I want to address each of these separately. Stays Crunchy in Milk is really a well-dressed character study; although I’d say we’re examining the growth of one entity that manifests through three characters rather than one individual character living and growing. The relationship between the three main characters (TC, Wereberry, and especially Choco-ra) is as dynamic and nuanced as each individual character; ironic in a book about the search for a missing fourth that the fourth principal is in fact the gestalt of the three brought together. I’m particularly fond of stories that examine not only why we act, but why sometimes we don’t act: Knave did a good job here.

And as for what you’ll learn as a writer from reading Knave’s Stays Crunchy in Milk? It’s a good examination of how to do really complex things while appearing to be almost pathologically simple. Naive characters are hard to render believably; perhaps the fairy tale tropes help Knave here — but the rate at which the trio grows and becomes self-aware is appropriate, well-paced, and signified by an increasing complexity in supporting language. That’s subtle. That’s really well done. I don’t know if it was conscious: you can see the hand of the author restrained in the simplistic beginning; as the tale progresses, the language ramps up to echo the increasingly dynamic and complex set of experiences the trio is going through.

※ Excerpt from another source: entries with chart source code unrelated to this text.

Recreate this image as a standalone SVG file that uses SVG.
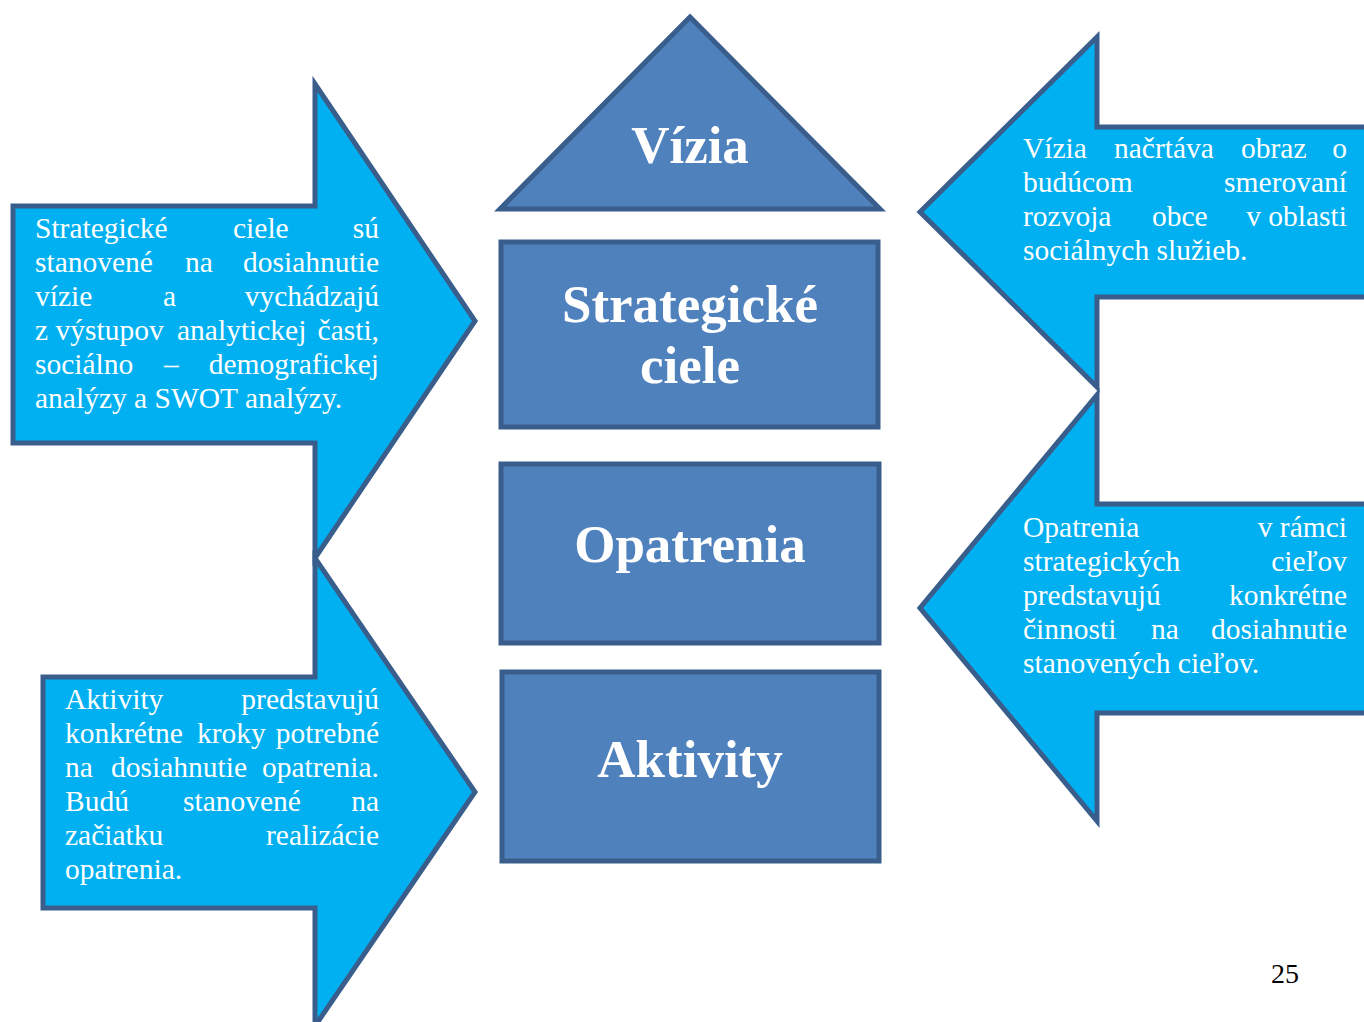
<svg xmlns="http://www.w3.org/2000/svg" width="1364" height="1022" viewBox="0 0 1364 1022">
<style>
.arrow{fill:#00b0f0;stroke:#3a5e8c;stroke-width:5;stroke-linejoin:miter}
.box{fill:#4f81bd;stroke:#3a5e8c;stroke-width:5}
.title{font-family:"Liberation Serif","Times New Roman",serif;font-weight:bold;font-size:53px;fill:#ffffff;text-anchor:middle}
.para{font-family:"Liberation Serif","Times New Roman",serif;font-size:29.5px;fill:#ffffff}
.e{text-anchor:end}
.num{font-family:"Liberation Serif","Times New Roman",serif;font-size:28px;fill:#000000}
</style>
<rect width="1364" height="1022" fill="#ffffff"/>
<g id="connectors"></g>
<g id="arrow-strategicke">
<polygon class="arrow" points="13,206 315,206 315,84 475,321 315,558 315,443 13,443"/>
<text class="para" y="238"><tspan x="35">Strategické</tspan><tspan x="233">ciele</tspan></text>
<text class="para e" x="379" y="238">sú</text>
<text class="para" y="272"><tspan x="35">stanovené</tspan><tspan x="185">na</tspan></text>
<text class="para e" x="379" y="272">dosiahnutie</text>
<text class="para" y="306"><tspan x="35">vízie</tspan><tspan x="163">a</tspan></text>
<text class="para e" x="379" y="306">vychádzajú</text>
<text class="para" y="340"><tspan x="35">z výstupov</tspan><tspan x="177">analytickej</tspan></text>
<text class="para e" x="379" y="340">časti,</text>
<text class="para" y="374"><tspan x="35">sociálno</tspan><tspan x="164">–</tspan></text>
<text class="para e" x="379" y="374">demografickej</text>
<text class="para" x="35" y="408">analýzy a SWOT analýzy.</text>
</g>
<g id="arrow-aktivity">
<polygon class="arrow" points="43,677 315,677 315,558 475,792 315,1026 315,908 43,908"/>
<text class="para" x="65" y="709">Aktivity</text>
<text class="para e" x="379" y="709">predstavujú</text>
<text class="para" y="743"><tspan x="65">konkrétne</tspan><tspan x="197">kroky</tspan></text>
<text class="para e" x="379" y="743">potrebné</text>
<text class="para" y="777"><tspan x="65">na</tspan><tspan x="111">dosiahnutie</tspan></text>
<text class="para e" x="379" y="777">opatrenia.</text>
<text class="para" y="811"><tspan x="65">Budú</tspan><tspan x="183">stanovené</tspan></text>
<text class="para e" x="379" y="811">na</text>
<text class="para" x="65" y="845">začiatku</text>
<text class="para e" x="379" y="845">realizácie</text>
<text class="para" x="65" y="879">opatrenia.</text>
</g>
<g id="arrow-vizia">
<polygon class="arrow" points="1368,127 1097,127 1097,37 920,212 1097,387 1097,297 1368,297"/>
<text class="para" y="158"><tspan x="1023">Vízia</tspan><tspan x="1114">načrtáva</tspan><tspan x="1241">obraz</tspan></text>
<text class="para e" x="1347" y="158">o</text>
<text class="para" x="1023" y="192">budúcom</text>
<text class="para e" x="1347" y="192">smerovaní</text>
<text class="para" y="226"><tspan x="1023">rozvoja</tspan><tspan x="1152">obce</tspan></text>
<text class="para e" x="1347" y="226">v oblasti</text>
<text class="para" x="1023" y="260">sociálnych služieb.</text>
</g>
<g id="arrow-opatrenia">
<polygon class="arrow" points="1368,504 1097,504 1097,395 920,608 1097,821 1097,713 1368,713"/>
<text class="para" x="1023" y="537">Opatrenia</text>
<text class="para e" x="1347" y="537">v rámci</text>
<text class="para" x="1023" y="571">strategických</text>
<text class="para e" x="1347" y="571">cieľov</text>
<text class="para" x="1023" y="605">predstavujú</text>
<text class="para e" x="1347" y="605">konkrétne</text>
<text class="para" y="639"><tspan x="1023">činnosti</tspan><tspan x="1151">na</tspan></text>
<text class="para e" x="1347" y="639">dosiahnutie</text>
<text class="para" x="1023" y="673">stanovených cieľov.</text>
</g>
<g id="node-vizia">
<polygon class="box" points="690,17 880,209 500,209"/>
<text class="title" x="690" y="163">Vízia</text>
</g>
<g id="node-strategicke-ciele">
<rect class="box" x="501" y="242" width="377" height="185"/>
<text class="title" x="690" y="322">Strategické</text>
<text class="title" x="690" y="383">ciele</text>
</g>
<g id="node-opatrenia">
<rect class="box" x="501" y="464" width="378" height="179"/>
<text class="title" x="690" y="562">Opatrenia</text>
</g>
<g id="node-aktivity">
<rect class="box" x="502" y="672" width="377" height="189"/>
<text class="title" x="690" y="777">Aktivity</text>
</g>
<text class="num" x="1271" y="983">25</text>
</svg>
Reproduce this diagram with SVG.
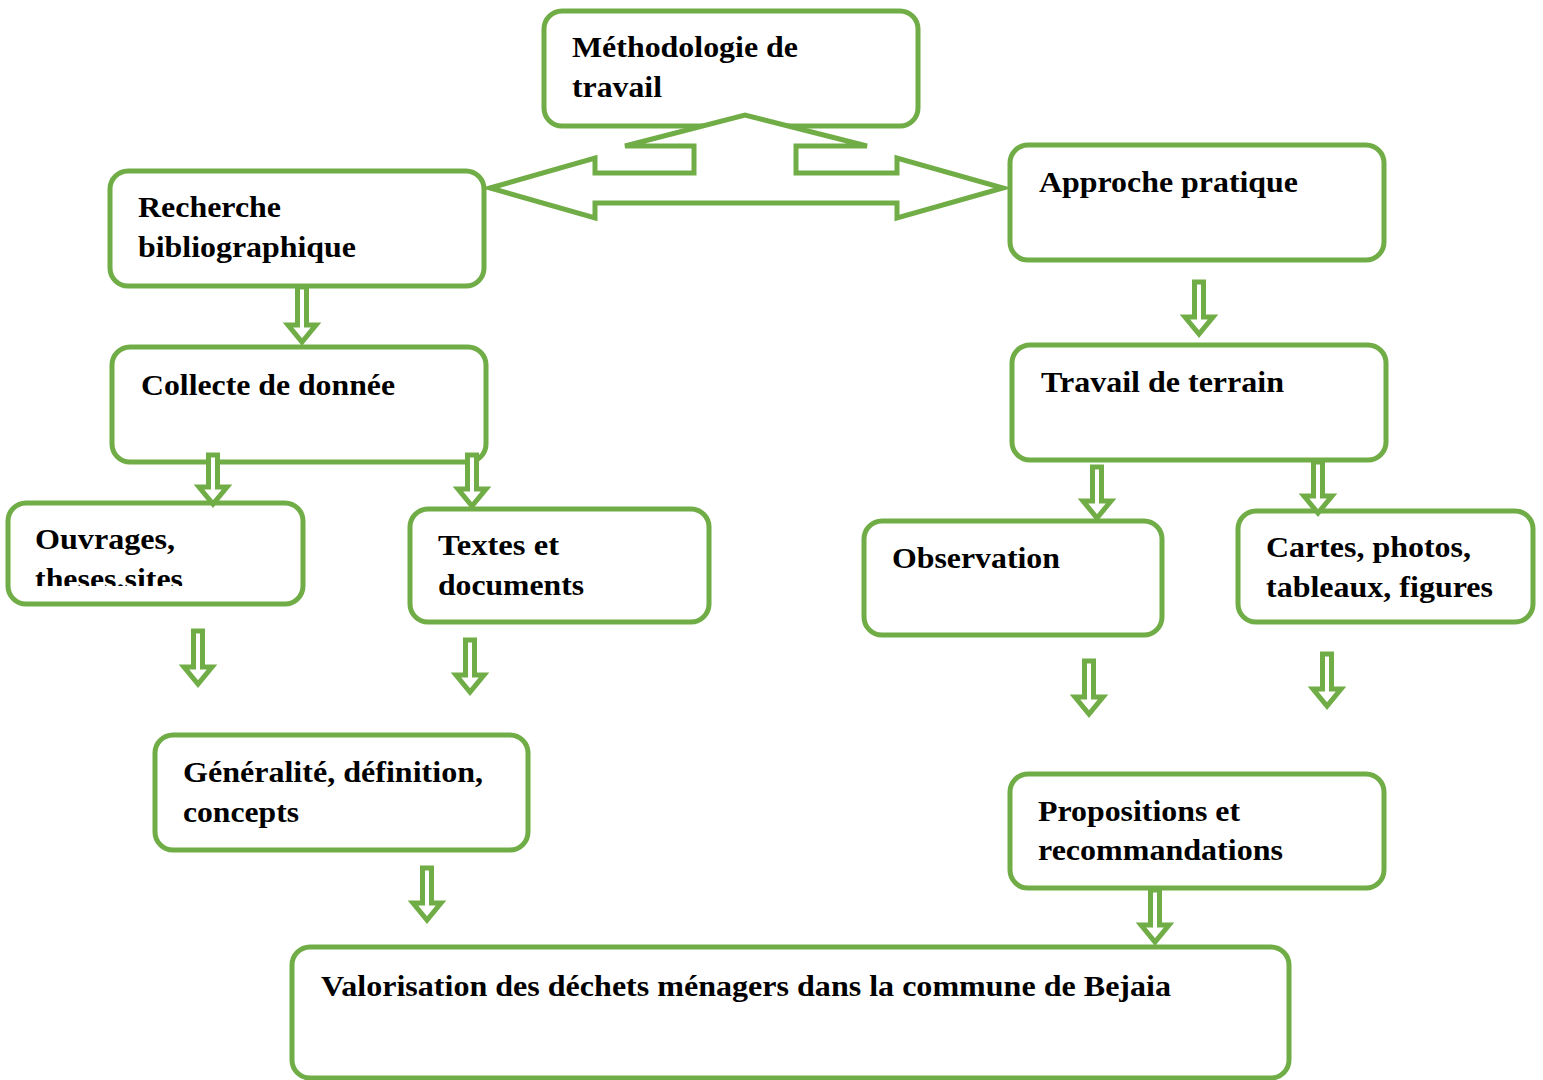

It’s definitely a high-concept book; I think this will make it a fairly niched title. But if you give it a shot, it may be the sleeper secret discovery of your reading year. Definitely, it is a book that will stick with you; stray thoughts it provokes will poke you long after you’ve put it down.

And you’ll never look at your kitchen cupboards the same way again, I’ll tell you that for free.

Here’s the review I did on Amazon:

What at first glance appears to be a sugary simple tale turns out to be a deftly-layered exploration of the hero’s journey. Pop culture references, cleverly described from oblique angles so as to provide the reader with continual starts of recognition as they move through the text, enhance this examination of what drives us: the need for love, the need for control, and especially the need to belong. Knave accomplishes all of this while delivering a fun read; recommended — but be aware you may need to read this one twice to get everything Knave’s packed in there.

There’s a little bit of everything: buddy film meets road trip meets biting social commentary with overtones of Zen parable; I’m particularly enamored of the persistent need to find ‘the other’ — in this case, the elusive Cherrygeist — and Knave’s examination of the role we all take in creating our own realities. Don’t put this down as simple or gimmicky: the careful reader will discover that it is anything but.